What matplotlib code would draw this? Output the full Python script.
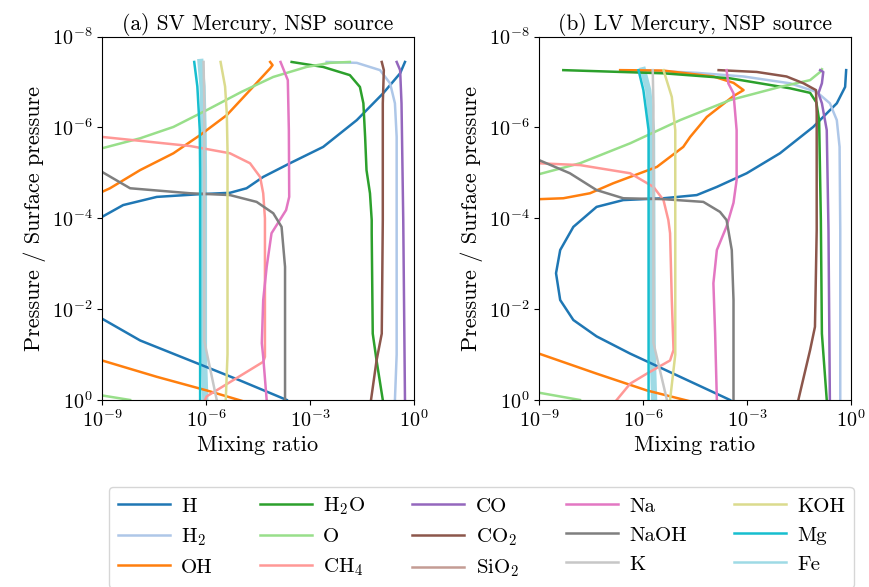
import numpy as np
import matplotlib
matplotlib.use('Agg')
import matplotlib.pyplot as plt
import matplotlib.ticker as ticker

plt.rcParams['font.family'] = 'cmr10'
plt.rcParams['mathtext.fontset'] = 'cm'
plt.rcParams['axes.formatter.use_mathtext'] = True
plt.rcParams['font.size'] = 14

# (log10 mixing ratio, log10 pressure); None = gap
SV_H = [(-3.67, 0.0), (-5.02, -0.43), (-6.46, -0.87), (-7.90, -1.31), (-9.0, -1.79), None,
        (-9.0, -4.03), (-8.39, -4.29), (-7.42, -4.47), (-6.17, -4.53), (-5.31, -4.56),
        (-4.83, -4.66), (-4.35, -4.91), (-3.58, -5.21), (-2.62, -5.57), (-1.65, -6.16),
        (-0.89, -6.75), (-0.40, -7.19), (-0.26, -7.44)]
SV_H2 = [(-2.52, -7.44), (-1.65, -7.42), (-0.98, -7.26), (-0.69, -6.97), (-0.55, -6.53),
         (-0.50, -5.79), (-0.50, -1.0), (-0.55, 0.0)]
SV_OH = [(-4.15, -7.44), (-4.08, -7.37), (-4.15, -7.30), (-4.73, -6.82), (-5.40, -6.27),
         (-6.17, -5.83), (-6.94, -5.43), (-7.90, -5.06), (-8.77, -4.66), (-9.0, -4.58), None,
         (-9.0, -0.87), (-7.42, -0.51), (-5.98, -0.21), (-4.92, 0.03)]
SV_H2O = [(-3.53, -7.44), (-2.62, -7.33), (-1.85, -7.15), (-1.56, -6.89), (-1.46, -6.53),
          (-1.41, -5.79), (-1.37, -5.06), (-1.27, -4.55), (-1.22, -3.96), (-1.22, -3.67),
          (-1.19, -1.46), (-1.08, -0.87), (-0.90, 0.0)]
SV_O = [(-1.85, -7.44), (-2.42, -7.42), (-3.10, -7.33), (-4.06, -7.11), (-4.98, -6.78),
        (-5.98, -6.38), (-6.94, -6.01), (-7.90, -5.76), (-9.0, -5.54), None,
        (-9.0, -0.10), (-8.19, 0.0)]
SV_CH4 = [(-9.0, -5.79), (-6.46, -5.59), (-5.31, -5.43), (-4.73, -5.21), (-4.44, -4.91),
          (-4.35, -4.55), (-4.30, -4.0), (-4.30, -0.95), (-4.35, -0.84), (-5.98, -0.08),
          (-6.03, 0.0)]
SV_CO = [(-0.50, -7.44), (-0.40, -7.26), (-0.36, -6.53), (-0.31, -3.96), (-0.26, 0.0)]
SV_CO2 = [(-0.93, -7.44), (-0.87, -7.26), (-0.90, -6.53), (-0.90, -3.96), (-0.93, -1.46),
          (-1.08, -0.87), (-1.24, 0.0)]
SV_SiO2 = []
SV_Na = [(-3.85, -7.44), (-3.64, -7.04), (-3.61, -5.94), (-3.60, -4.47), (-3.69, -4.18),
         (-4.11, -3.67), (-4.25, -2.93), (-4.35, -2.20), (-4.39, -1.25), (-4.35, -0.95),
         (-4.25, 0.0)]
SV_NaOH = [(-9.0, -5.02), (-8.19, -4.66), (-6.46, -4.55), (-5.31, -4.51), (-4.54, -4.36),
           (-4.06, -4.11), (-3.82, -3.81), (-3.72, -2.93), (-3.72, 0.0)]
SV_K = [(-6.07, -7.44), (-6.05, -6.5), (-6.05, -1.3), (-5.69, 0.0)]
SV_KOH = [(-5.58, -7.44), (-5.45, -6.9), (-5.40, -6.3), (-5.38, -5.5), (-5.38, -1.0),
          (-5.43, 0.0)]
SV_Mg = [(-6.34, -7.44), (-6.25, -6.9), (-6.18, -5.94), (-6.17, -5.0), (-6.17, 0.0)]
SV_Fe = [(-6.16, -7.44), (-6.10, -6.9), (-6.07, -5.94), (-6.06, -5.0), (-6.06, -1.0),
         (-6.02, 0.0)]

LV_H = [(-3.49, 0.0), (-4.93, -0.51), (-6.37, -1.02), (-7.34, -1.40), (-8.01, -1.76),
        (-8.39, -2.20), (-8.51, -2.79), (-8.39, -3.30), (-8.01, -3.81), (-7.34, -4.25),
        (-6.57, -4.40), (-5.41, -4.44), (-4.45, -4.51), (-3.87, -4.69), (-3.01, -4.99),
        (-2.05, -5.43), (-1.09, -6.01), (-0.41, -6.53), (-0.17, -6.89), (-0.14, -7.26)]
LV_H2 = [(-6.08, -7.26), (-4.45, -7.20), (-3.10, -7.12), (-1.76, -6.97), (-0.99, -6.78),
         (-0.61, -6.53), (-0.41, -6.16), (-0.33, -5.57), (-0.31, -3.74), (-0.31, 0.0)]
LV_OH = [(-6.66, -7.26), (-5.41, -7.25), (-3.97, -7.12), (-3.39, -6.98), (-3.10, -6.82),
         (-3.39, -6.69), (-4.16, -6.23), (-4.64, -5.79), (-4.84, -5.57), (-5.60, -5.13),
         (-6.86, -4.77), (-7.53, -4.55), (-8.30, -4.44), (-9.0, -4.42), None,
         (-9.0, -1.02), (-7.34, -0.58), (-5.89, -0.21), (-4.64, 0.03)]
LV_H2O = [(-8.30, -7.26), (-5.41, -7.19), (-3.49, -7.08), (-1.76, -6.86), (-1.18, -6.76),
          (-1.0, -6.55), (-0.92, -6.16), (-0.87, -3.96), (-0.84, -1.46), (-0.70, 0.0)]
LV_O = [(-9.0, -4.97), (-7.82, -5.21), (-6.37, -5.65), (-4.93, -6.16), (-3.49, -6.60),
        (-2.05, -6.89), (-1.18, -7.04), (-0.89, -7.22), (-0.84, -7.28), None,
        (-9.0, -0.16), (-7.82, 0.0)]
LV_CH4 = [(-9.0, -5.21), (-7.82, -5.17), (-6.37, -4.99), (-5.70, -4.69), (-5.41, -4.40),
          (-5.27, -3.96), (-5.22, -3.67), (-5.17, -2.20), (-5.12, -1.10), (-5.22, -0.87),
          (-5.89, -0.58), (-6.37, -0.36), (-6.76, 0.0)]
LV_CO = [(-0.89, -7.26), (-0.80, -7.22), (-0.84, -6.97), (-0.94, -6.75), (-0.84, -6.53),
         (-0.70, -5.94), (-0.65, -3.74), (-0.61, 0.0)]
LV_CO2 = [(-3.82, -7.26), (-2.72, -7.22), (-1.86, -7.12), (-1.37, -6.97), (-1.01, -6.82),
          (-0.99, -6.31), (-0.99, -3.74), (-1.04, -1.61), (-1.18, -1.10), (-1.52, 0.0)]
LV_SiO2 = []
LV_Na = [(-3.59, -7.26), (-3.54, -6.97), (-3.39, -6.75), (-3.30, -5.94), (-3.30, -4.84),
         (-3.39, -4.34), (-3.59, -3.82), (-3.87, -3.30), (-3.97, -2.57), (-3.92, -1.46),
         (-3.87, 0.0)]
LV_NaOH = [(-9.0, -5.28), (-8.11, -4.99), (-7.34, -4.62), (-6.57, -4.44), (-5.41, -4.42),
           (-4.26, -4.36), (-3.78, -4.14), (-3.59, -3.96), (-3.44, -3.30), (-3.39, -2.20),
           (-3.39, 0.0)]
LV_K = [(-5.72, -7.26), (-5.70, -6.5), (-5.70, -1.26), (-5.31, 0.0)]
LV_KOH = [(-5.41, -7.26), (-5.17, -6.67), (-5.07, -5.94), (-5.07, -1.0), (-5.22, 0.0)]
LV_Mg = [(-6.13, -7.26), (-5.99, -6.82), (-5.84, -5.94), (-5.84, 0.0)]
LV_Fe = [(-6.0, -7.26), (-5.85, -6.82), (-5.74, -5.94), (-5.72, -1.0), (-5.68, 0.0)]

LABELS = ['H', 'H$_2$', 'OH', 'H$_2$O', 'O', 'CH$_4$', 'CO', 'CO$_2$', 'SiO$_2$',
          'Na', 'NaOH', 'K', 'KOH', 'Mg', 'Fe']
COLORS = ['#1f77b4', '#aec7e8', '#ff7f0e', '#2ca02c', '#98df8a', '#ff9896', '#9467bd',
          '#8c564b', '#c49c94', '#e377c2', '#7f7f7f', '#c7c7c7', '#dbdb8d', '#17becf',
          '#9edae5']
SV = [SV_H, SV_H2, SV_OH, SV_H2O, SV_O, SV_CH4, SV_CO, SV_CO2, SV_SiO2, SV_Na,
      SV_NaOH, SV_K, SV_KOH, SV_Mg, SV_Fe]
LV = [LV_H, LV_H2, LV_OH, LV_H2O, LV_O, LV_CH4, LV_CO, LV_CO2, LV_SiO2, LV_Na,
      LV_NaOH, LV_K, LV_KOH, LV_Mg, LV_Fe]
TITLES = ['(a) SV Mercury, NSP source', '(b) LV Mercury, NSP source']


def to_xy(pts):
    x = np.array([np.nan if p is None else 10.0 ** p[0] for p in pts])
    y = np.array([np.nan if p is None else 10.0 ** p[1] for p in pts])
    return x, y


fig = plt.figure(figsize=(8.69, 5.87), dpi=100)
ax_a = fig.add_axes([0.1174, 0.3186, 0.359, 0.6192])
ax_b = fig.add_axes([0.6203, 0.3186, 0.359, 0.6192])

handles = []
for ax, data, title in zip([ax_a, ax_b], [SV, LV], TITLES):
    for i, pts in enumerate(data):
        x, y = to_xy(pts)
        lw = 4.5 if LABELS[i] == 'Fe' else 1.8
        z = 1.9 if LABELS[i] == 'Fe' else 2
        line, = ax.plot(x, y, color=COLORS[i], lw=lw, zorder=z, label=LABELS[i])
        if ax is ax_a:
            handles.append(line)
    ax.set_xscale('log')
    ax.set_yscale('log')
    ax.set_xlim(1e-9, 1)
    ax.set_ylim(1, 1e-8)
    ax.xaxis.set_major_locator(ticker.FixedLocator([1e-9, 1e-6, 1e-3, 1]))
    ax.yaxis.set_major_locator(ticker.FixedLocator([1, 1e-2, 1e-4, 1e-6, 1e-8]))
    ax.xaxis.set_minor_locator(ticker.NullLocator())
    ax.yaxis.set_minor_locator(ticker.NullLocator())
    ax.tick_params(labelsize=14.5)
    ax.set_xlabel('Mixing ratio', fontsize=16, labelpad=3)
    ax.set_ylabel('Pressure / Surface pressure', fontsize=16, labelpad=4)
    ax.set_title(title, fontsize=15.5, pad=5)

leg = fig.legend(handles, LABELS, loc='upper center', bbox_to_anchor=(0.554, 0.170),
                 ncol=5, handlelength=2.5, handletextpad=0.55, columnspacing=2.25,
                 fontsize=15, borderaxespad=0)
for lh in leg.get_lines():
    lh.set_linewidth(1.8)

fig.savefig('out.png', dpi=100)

◆ SET TASK
Repeat exactly and only the lines from the start of the data above through the line that holds "plt.rcParams['font.size'] = 14", inclusive. Pictures do not belong in the copy.

◆ RESPONSE TO THE TASK
What matplotlib code would draw this? Output the full Python script.
import numpy as np
import matplotlib
matplotlib.use('Agg')
import matplotlib.pyplot as plt
import matplotlib.ticker as ticker

plt.rcParams['font.family'] = 'cmr10'
plt.rcParams['mathtext.fontset'] = 'cm'
plt.rcParams['axes.formatter.use_mathtext'] = True
plt.rcParams['font.size'] = 14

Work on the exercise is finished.